In March of 1947 a fashion show in Paris by The House Of Dior rocked the world with a collection they called The New Look. Women have always been slaves to fashion, and at that time dress hems were measured to the bend of the knee in back. The two I made to take to college were that short. Not being an avid newspaper and magazine reader, and being totally absorbed with farm work all summer, I missed all the fuss. There was a big dance for the freshmen and friends, like Big Sisters, etc., and I went, because it was not a date affair. There I saw my big sister for the first time since our escapade in the rain the Sunday I arrived. She and a friend were wearing the most amazing black dresses, a little longer in the back and reaching to within eight inches of the floor. Very slinky! They both wore very sheer black stockings and very high heel patent leather pumps. All of these features were new. Stockings had always been flesh colored. Nylons, which were introduced a year before the war had not been available for five years. I turned 16 during the war and started wearing shoes with some heel and stockings made of rayon which made your legs look like glass. Silk stockings, which had been available, and very expensive, were made in the orient. We could get nothing from Asia, spices like black pepper and cinnamon, even rubber for auto tires, we just did without. I have never even owned a pair of silk stockings. The ones we did have had seams up the back, a pain to keep straight.

The first weeks of that first quarter had everyone speculating about how long it would take the fashion industry and our students to catch up with the rest of the world. Every day we saw a few more girls wearing long dresses. Articles in the school paper were polarized. Some girls were quoted saying they would never ever wear the dresses that long. Articles and pictures from the wire affirmed that they were, all over the world. Although the polls showed that men hated them, and most girls agreed they hid their best feature, before Thanksgiving the majority of girls on our campus wore them. Chris could afford to buy longer dresses, and she gave me the ones she didn't want, which came down long enough for me.
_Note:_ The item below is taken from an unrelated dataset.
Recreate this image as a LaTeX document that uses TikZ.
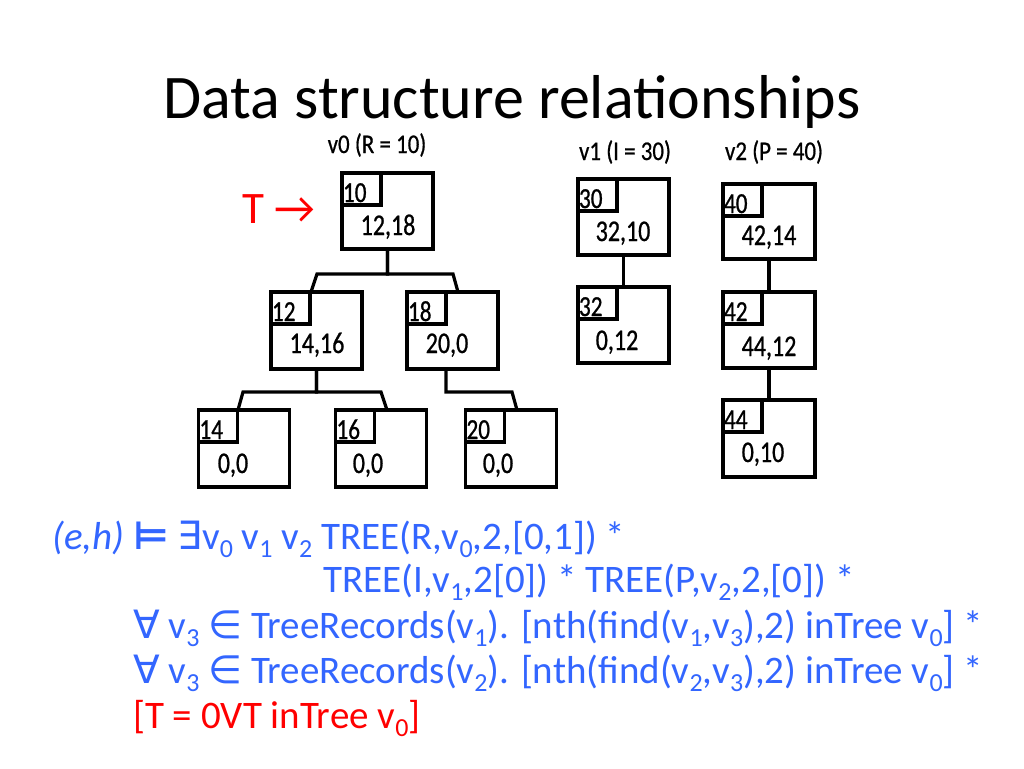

Seriously, I would not have returned after Christmas if all I had were short skirts. Only one girl defied fashion, the girl with the prettiest legs on campus, always tanned and strutting in front of the college band in her little twirly drum majorette's costume. Helen showed up after Thanksgiving in her same short skirts. It drew protests from the other girls, an article in the school paper with a little chiding and a challenge to "get in step", which she did.

One of my favorite displays in the dress collection of the V&A in London is the the one on THE NEW LOOK showing many of the dresses I remember and wore for ten years. When hems started to rise, they came up with a vengeance until in the seventies skirts barely hid the underwear. Pants had not become fashionable for school and work until the late seventies.
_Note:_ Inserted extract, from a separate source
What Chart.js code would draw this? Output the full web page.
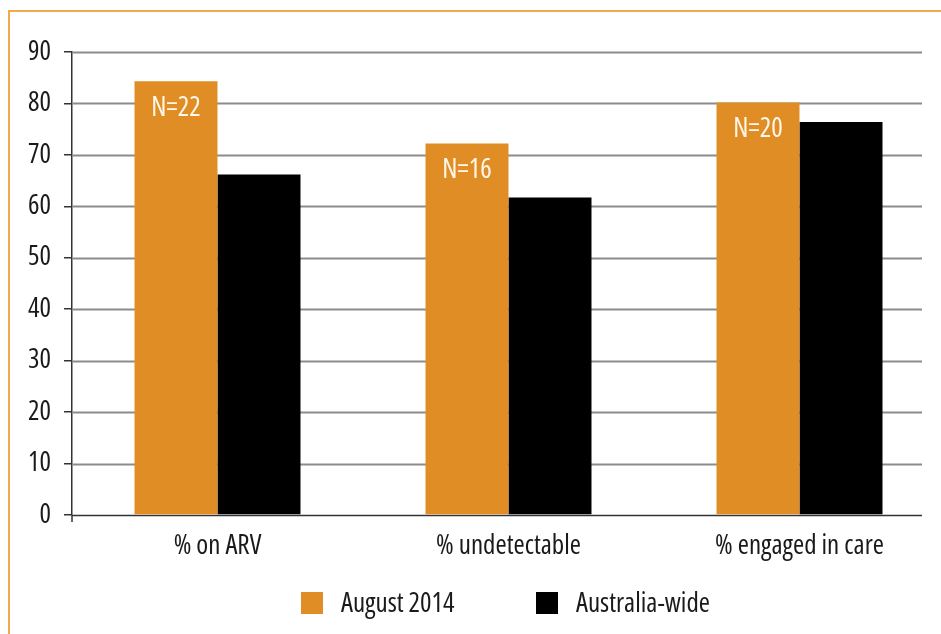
<!DOCTYPE html>
<html>
<head>
<meta charset="utf-8">
<script src="https://cdn.jsdelivr.net/npm/chart.js@4.4.1/dist/chart.umd.min.js"></script>
<style>
  html, body { margin: 0; padding: 0; width: 941px; height: 634px; overflow: hidden; background: #fff; }
  #wrap { position: absolute; left: 0; top: 0; width: 960px; height: 634px; }
  #frame { position: absolute; left: 8px; top: 10px; width: 960px; height: 640px;
           border-top: 2px solid #F2A94C; border-left: 2px solid #F2A94C; pointer-events: none; }
</style>
</head>
<body>
<div id="wrap"><canvas id="c" width="960" height="634"></canvas></div>
<div id="frame"></div>
<script>
const categories = ['% on ARV', '% undetectable', '% engaged in care'];
const seriesNames = ['August 2014', 'Australia-wide'];
const august2014 = [84.3, 72.2, 80.2];
const australiaWide = [66.2, 61.7, 76.4];
const sampleSizes = ['N=22', 'N=16', 'N=20'];
const yTicks = [0, 10, 20, 30, 40, 50, 60, 70, 80, 90];

const FAMILY = "'Open Sans', 'Roboto Condensed', sans-serif";
const WEIGHT = '400 condensed';
const SIZE = 27;
const FONTSTR = WEIGHT + ' ' + SIZE + 'px ' + FAMILY;
const ORANGE = '#E18D26';
const BLACK = '#000000';
const TEXT = '#1a1a1a';

const overlay = {
  id: 'overlay',
  beforeDatasetsDraw(chart) {
    const ctx = chart.ctx, ca = chart.chartArea, y = chart.scales.y;
    const gridRight = 922;
    ctx.save();
    yTicks.forEach(v => {
      const py = Math.round(y.getPixelForValue(v)) + 0.5;
      ctx.beginPath();
      ctx.strokeStyle = v === 0 ? '#333333' : '#8c8c8c';
      ctx.lineWidth = v === 0 ? 1.5 : 1.8;
      ctx.moveTo(ca.left, py);
      ctx.lineTo(gridRight, py);
      ctx.stroke();
    });
    ctx.beginPath();
    ctx.strokeStyle = '#333333';
    ctx.lineWidth = 1.5;
    ctx.moveTo(ca.left, ca.bottom);
    ctx.lineTo(ca.left, ca.bottom + 7);
    ctx.stroke();
    ctx.restore();
  },
  afterDatasetsDraw(chart) {
    const ctx = chart.ctx;
    const meta = chart.getDatasetMeta(0);
    ctx.save();
    ctx.fillStyle = '#FFF8EA';
    ctx.font = FONTSTR;
    ctx.textAlign = 'center';
    ctx.textBaseline = 'middle';
    meta.data.forEach((bar, i) => {
      ctx.fillText(sampleSizes[i], bar.x, bar.y + 27);
    });
    const items = chart.data.datasets.map(d => ({ label: d.label, color: d.backgroundColor }));
    const positions = [301, 536];
    const cy = 603;
    ctx.textAlign = 'left';
    items.forEach((it, i) => {
      ctx.fillStyle = it.color;
      ctx.fillRect(positions[i], cy - 11, 22, 22);
      ctx.fillStyle = TEXT;
      ctx.font = FONTSTR;
      ctx.fillText(it.label, positions[i] + 40, cy + 1);
    });
    ctx.restore();
  }
};

new Chart(document.getElementById('c'), {
  type: 'bar',
  data: {
    labels: categories,
    datasets: [
      { label: seriesNames[0], data: august2014, backgroundColor: ORANGE, borderWidth: 0 },
      { label: seriesNames[1], data: australiaWide, backgroundColor: BLACK, borderWidth: 0 }
    ]
  },
  options: {
    responsive: false,
    animation: false,
    devicePixelRatio: 1,
    layout: { padding: { top: 52, left: 0, right: 15, bottom: 0 } },
    datasets: { bar: { categoryPercentage: 0.5704, barPercentage: 1.0 } },
    plugins: { legend: { display: false }, tooltip: { enabled: false } },
    scales: {
      x: {
        grid: { display: false, drawTicks: false },
        border: { display: false },
        ticks: { font: { family: FAMILY, size: SIZE, weight: WEIGHT }, color: TEXT, padding: 15, maxRotation: 0 },
        afterFit(s) { s.height = 119; }
      },
      y: {
        min: 0, max: 90,
        afterBuildTicks(s) { s.ticks = yTicks.map(v => ({ value: v })); },
        grid: { display: true, drawOnChartArea: false, drawTicks: true, tickLength: 8, color: '#333333', lineWidth: 1.5 },
        border: { display: true, color: '#333333', width: 1.5 },
        ticks: { font: { family: FAMILY, size: SIZE, weight: WEIGHT }, color: TEXT, padding: 13 },
        afterFit(s) { s.width = 72; }
      }
    }
  },
  plugins: [overlay]
});
</script>
</body>
</html>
I was not interested in having a boyfriend that first year, but there was a single guy in church, Joe Jenkins, hardly a boy, as he was a veteran who had served in the Navy and was around 30. His mother persuaded me to go out with him, so we went to a drive-in movie with another couple. He held my hand the whole time and actually sound like he was panting. It was such a strange sound. Perhaps he had a respiratory problem. It was a miserable night. I could not bear the thoughts of going with him again. On Sunday he walked me home from church. I could not think of a way to avoid it, and he kept grabbing my hand until I just decided to endure it for three blocks.

My parents had decided to drive up to see how I was getting along. They had been to my room, waited a while, and decided I must be in church since my sentence had been lifted, so they parked out on the street and watched me walk by their car holding hands with Joe. They saw me go into my dorm and the scene which followed was not pretty!